* **Work to be completed**
Your task is to retype the lines between the line with "Generate a Python" and the line with "y_range = [16.5, 20.5]", inclusive. Copy no pictures and no other lines.

___ Extracted entries

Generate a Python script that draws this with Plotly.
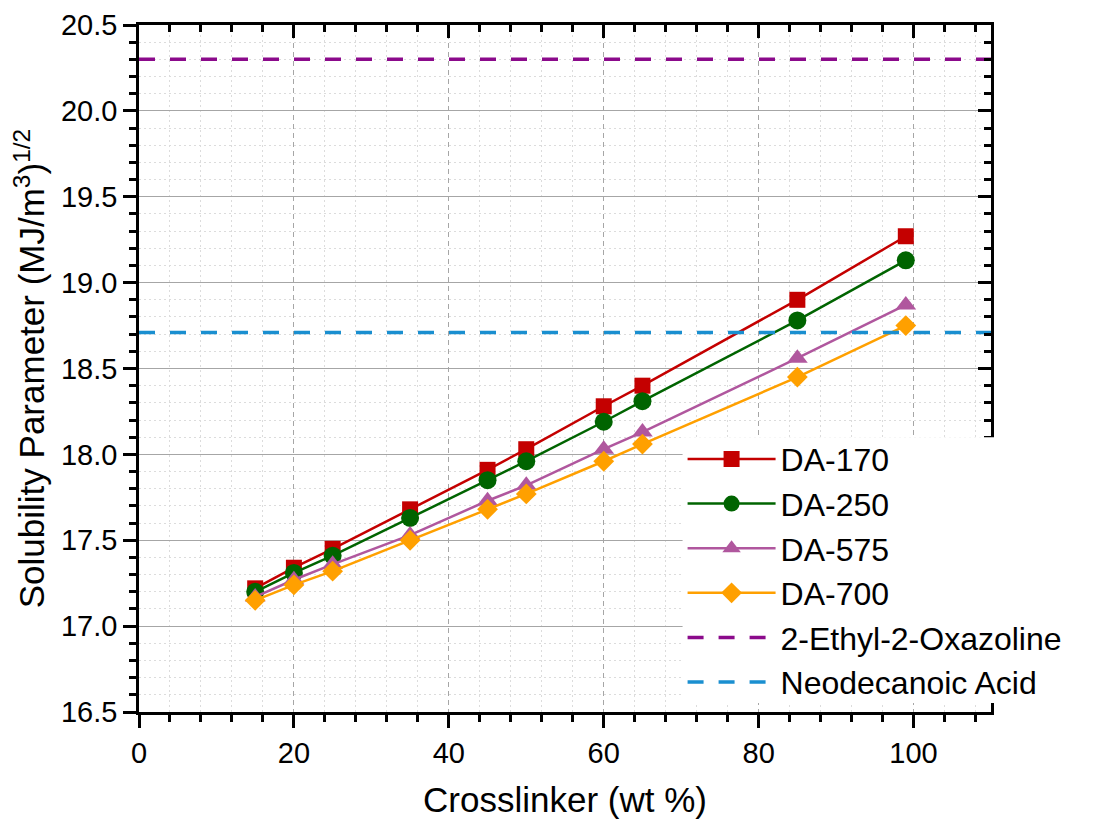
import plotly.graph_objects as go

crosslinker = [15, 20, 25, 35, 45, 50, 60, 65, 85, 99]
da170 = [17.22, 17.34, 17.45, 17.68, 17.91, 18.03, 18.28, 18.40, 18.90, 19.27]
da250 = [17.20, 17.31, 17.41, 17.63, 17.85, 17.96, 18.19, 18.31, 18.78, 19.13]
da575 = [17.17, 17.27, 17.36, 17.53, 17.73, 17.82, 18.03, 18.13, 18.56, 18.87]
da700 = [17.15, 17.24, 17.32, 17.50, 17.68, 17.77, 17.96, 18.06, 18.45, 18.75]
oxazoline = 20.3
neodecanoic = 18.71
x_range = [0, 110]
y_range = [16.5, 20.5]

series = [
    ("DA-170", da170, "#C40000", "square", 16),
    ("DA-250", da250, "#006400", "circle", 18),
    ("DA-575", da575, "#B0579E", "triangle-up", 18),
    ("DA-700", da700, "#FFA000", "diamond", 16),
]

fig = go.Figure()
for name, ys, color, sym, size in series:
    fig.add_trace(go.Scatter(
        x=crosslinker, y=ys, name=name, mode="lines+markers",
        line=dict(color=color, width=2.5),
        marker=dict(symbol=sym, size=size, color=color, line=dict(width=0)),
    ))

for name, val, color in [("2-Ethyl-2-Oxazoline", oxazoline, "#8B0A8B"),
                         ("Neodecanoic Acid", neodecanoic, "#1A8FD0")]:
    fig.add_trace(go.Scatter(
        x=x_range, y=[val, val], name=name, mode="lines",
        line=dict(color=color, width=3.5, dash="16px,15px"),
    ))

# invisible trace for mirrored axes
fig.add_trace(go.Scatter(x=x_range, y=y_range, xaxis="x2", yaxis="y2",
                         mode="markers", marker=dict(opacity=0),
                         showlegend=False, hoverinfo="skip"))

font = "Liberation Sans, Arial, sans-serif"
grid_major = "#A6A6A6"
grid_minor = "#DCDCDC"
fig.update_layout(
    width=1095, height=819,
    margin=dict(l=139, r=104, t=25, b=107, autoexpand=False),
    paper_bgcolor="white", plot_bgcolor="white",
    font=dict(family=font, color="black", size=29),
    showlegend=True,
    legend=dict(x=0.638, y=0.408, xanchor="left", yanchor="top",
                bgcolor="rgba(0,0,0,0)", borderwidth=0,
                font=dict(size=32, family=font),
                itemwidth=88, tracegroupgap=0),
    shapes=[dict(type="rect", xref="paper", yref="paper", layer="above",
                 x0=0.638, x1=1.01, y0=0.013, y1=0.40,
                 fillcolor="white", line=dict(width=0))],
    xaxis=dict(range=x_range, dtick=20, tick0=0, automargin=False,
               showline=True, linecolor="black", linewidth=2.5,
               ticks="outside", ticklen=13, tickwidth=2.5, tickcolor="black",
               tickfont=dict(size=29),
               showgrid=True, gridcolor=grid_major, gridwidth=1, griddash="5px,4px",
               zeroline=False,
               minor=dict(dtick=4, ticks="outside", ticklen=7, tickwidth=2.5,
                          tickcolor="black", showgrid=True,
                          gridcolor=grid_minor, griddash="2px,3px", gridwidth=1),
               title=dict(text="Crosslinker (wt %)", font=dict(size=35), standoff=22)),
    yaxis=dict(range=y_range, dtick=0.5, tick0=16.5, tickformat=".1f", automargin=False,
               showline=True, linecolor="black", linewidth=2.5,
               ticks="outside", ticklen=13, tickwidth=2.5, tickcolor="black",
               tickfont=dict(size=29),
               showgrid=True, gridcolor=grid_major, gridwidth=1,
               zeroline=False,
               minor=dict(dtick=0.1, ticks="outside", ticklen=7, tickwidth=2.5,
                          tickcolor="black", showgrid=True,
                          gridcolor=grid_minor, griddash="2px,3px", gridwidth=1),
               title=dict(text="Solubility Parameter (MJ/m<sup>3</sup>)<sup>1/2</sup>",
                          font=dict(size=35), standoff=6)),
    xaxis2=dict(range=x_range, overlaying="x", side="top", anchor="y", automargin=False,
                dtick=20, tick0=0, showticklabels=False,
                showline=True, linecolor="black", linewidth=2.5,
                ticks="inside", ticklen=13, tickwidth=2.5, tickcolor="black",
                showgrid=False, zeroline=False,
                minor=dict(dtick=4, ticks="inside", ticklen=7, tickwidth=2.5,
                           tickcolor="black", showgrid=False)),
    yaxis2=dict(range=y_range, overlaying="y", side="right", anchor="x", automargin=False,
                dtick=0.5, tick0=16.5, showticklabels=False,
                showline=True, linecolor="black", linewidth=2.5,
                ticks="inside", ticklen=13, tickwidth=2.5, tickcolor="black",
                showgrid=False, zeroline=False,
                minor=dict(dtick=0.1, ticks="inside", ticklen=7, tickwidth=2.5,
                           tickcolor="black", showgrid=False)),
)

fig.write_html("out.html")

______
___ Extracted entries

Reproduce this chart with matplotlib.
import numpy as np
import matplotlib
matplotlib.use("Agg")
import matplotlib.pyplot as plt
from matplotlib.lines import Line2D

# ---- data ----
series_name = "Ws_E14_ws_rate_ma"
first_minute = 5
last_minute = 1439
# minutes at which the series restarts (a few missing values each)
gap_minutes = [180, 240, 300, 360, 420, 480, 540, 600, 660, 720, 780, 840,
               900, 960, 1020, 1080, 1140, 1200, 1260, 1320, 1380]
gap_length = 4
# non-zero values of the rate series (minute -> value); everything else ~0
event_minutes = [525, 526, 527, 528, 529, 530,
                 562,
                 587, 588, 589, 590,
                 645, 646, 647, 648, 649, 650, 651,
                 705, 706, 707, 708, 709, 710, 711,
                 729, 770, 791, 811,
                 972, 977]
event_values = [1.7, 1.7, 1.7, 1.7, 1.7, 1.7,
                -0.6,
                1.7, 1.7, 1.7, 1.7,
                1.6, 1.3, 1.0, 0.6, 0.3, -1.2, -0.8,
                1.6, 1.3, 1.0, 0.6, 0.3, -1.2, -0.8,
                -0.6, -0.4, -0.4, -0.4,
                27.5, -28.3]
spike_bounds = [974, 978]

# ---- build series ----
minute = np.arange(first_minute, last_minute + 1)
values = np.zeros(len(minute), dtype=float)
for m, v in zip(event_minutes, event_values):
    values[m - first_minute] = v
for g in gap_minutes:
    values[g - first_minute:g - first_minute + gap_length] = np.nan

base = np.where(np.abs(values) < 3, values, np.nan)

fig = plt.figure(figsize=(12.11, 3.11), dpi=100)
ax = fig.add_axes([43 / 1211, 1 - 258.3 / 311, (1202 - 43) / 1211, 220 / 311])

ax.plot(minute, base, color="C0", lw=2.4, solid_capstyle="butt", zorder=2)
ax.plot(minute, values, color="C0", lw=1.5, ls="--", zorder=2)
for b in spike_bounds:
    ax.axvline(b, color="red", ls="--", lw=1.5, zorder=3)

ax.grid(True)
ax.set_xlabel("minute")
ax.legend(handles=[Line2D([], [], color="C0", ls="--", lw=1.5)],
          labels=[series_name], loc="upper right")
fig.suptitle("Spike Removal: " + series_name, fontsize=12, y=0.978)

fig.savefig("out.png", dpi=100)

______

* **Output for this exercise**
Generate a Python script that draws this with Plotly.
import plotly.graph_objects as go

crosslinker = [15, 20, 25, 35, 45, 50, 60, 65, 85, 99]
da170 = [17.22, 17.34, 17.45, 17.68, 17.91, 18.03, 18.28, 18.40, 18.90, 19.27]
da250 = [17.20, 17.31, 17.41, 17.63, 17.85, 17.96, 18.19, 18.31, 18.78, 19.13]
da575 = [17.17, 17.27, 17.36, 17.53, 17.73, 17.82, 18.03, 18.13, 18.56, 18.87]
da700 = [17.15, 17.24, 17.32, 17.50, 17.68, 17.77, 17.96, 18.06, 18.45, 18.75]
oxazoline = 20.3
neodecanoic = 18.71
x_range = [0, 110]
y_range = [16.5, 20.5]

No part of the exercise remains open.